The Volokh Conspiracy
Mostly law professors | Sometimes contrarian | Often libertarian | Always independent
Federal law bans professional gun dealers from selling handguns to 18-to-20-year-olds, but doesn't ban 18-to-20-year-olds from buying handguns from nonprofessional sellers (so-called "private sales"). That's one effect of Congress's decision not to mandate background checks for private sales. As a result, 18-to-20-year-olds are practically able to buy handguns, though they have fewer choices and have to go through more of a hassle.
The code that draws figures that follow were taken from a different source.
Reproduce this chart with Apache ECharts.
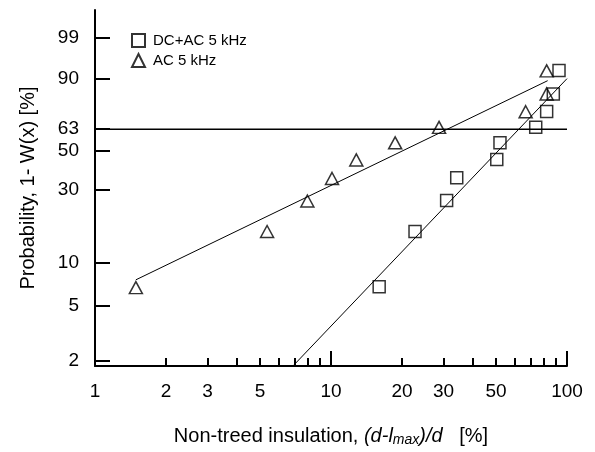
<!DOCTYPE html>
<html>
<head>
<meta charset="utf-8">
<script src="https://cdn.jsdelivr.net/npm/echarts@6/dist/echarts.min.js"></script>
<style>html,body{margin:0;padding:0;background:#fff;}#c{width:595px;height:452px;}</style>
</head>
<body>
<div id="c"></div>
<script>
// ---- data (x in %, probability in %) ----
const dcacX = [16.0, 22.7, 30.9, 34.1, 50.4, 52.0, 73.7, 82.0, 87.5, 92.5];
const dcacP = [6.8, 16.3, 25.9, 35.5, 44.9, 54.6, 64.1, 73.8, 83.4, 93.0];
const acX   = [1.49, 5.36, 7.94, 10.1, 12.8, 18.7, 28.7, 66.8, 82.0, 82.0];
const acP   = [6.7, 16.3, 25.7, 35.2, 44.7, 54.6, 64.1, 73.6, 83.4, 92.9];
// fitted lines (endpoints)
const dcacFitX = [6.92, 100];
const dcacFitP = [1.85, 90.2];
const acFitX = [1.49, 82.8];
const acFitP = [7.6, 89.4];
const refP = 63;
const refX = [1, 100];
// tick labels
const xTickLabels = [1, 2, 3, 5, 10, 20, 30, 50, 100];
const xMinorTicks = [2, 3, 4, 5, 6, 7, 8, 9, 20, 30, 40, 50, 60, 70, 80, 90];
const xMajorTicks = [1, 10, 100];
const yTickLabels = [2, 5, 10, 30, 50, 63, 90, 99];
const seriesNames = ['DC+AC 5 kHz', 'AC 5 kHz'];

// ---- scales ----
const lx = v => Math.log10(v);
const wb = p => Math.log(-Math.log(1 - p / 100));
const pts = (xs, ps) => xs.map((x, i) => [lx(x), wb(ps[i])]);

const FONT = 'Liberation Sans, Arial, sans-serif';
const yTickVals = yTickLabels.map(wb);

const chart = echarts.init(document.getElementById('c'), null, {renderer: 'canvas'});
chart.setOption({
  animation: false,
  backgroundColor: '#fff',
  grid: {left: 95, right: 28, top: 10, bottom: 85, containLabel: false},
  legend: {
    orient: 'vertical', left: 131, top: 33, padding: 0, itemWidth: 13, itemHeight: 13, itemGap: 5,
    data: seriesNames,
    textStyle: {fontFamily: FONT, fontSize: 15, color: '#000', padding: [0, 0, 0, 3]}
  },
  xAxis: [{
    type: 'value', min: 0, max: 2,
    axisLine: {show: true, onZero: false, lineStyle: {color: '#000', width: 2}},
    axisTick: {show: true, inside: true, length: 8, lineStyle: {color: '#000', width: 2},
               customValues: xMinorTicks.map(lx)},
    axisLabel: {customValues: xTickLabels.map(lx), margin: 16, color: '#000', fontFamily: FONT, fontSize: 19,
                formatter: v => { const r = Math.round(Math.pow(10, v)); return String(r); }},
    splitLine: {show: false},
    name: '{n|Non-treed insulation, }{i|(d-l}{s|max}{i|)/d}{n|   [%]}',
    nameLocation: 'middle', nameGap: 59,
    nameTextStyle: {rich: {
      n: {fontFamily: FONT, fontSize: 20, color: '#000'},
      i: {fontFamily: FONT, fontSize: 20, fontStyle: 'italic', color: '#000'},
      s: {fontFamily: FONT, fontSize: 14, fontStyle: 'italic', color: '#000', padding: [8, 0, 0, 0]}
    }}
  }, {
    type: 'value', min: 0, max: 2, position: 'bottom', gridIndex: 0,
    axisLine: {show: false, onZero: false},
    axisTick: {show: true, inside: true, length: 15, lineStyle: {color: '#000', width: 2},
               customValues: xMajorTicks.map(lx)},
    axisLabel: {show: false}, splitLine: {show: false}
  }],
  yAxis: {
    type: 'value', min: -3.986, max: 1.996,
    axisLine: {show: true, onZero: false, lineStyle: {color: '#000', width: 2}},
    axisTick: {show: true, inside: true, length: 15, lineStyle: {color: '#000', width: 2},
               customValues: yTickVals},
    axisLabel: {customValues: yTickVals, margin: 16, color: '#000', fontFamily: FONT, fontSize: 19,
                formatter: v => { let best = 0, d = 1e9; yTickVals.forEach((t, i) => { if (Math.abs(t - v) < d) { d = Math.abs(t - v); best = i; } }); return String(yTickLabels[best]); }},
    splitLine: {show: false},
    name: 'Probability, 1- W(x) [%]', nameLocation: 'middle', nameGap: 57, nameRotate: 90,
    nameTextStyle: {fontFamily: FONT, fontSize: 20, color: '#000'}
  },
  series: [
    {name: seriesNames[0], type: 'scatter', symbol: 'rect', symbolSize: 12,
     itemStyle: {color: 'rgba(0,0,0,0)', borderColor: '#000', borderWidth: 1.5},
     data: pts(dcacX, dcacP), z: 5},
    {name: seriesNames[1], type: 'scatter', symbol: 'triangle', symbolSize: [13, 12],
     itemStyle: {color: 'rgba(0,0,0,0)', borderColor: '#000', borderWidth: 1.5},
     data: pts(acX, acP), z: 5},
    {type: 'line', data: pts(dcacFitX, dcacFitP), showSymbol: false, symbol: 'none',
     lineStyle: {color: '#000', width: 1}, silent: true},
    {type: 'line', data: pts(acFitX, acFitP), showSymbol: false, symbol: 'none',
     lineStyle: {color: '#000', width: 1}, silent: true},
    {type: 'line', data: pts(refX, [refP, refP]), showSymbol: false, symbol: 'none',
     lineStyle: {color: '#000', width: 1.5}, silent: true}
  ]
});
</script>
</body>
</html>
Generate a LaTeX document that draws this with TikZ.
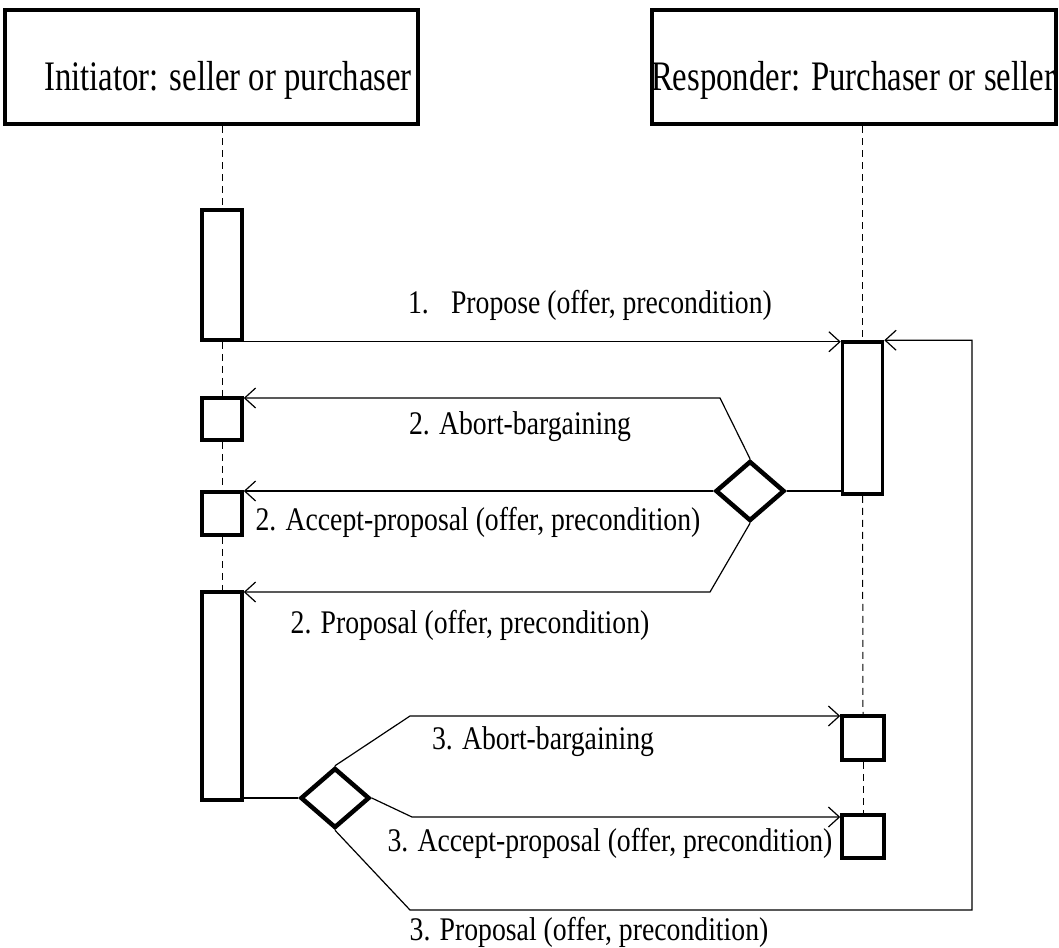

Virginia law does mandate that all gun sales go through dealers, and thus be subject to a background check, which 18-to-20-year-olds can't pass; as a result, 18-to-20-year-olds in Virginia can no longer buy handguns. That, Judge F. Patrick Yeatts held today (in Elhert v. Settle), is likely unconstitutional: Though governments has have historically been able to restrict gun sales to minors, the age of majority is now 18 in Virginia (though it was largely 21 throughout the U.S. until about 1970), so 18-to-20-year-olds are fully protected by the Virginia Constitution's right to bear arms provision. Because of this, Judge Yeatts temporarily blocked the enforcement of the law against 18-to-20-year-olds (though I expect the state will appeal).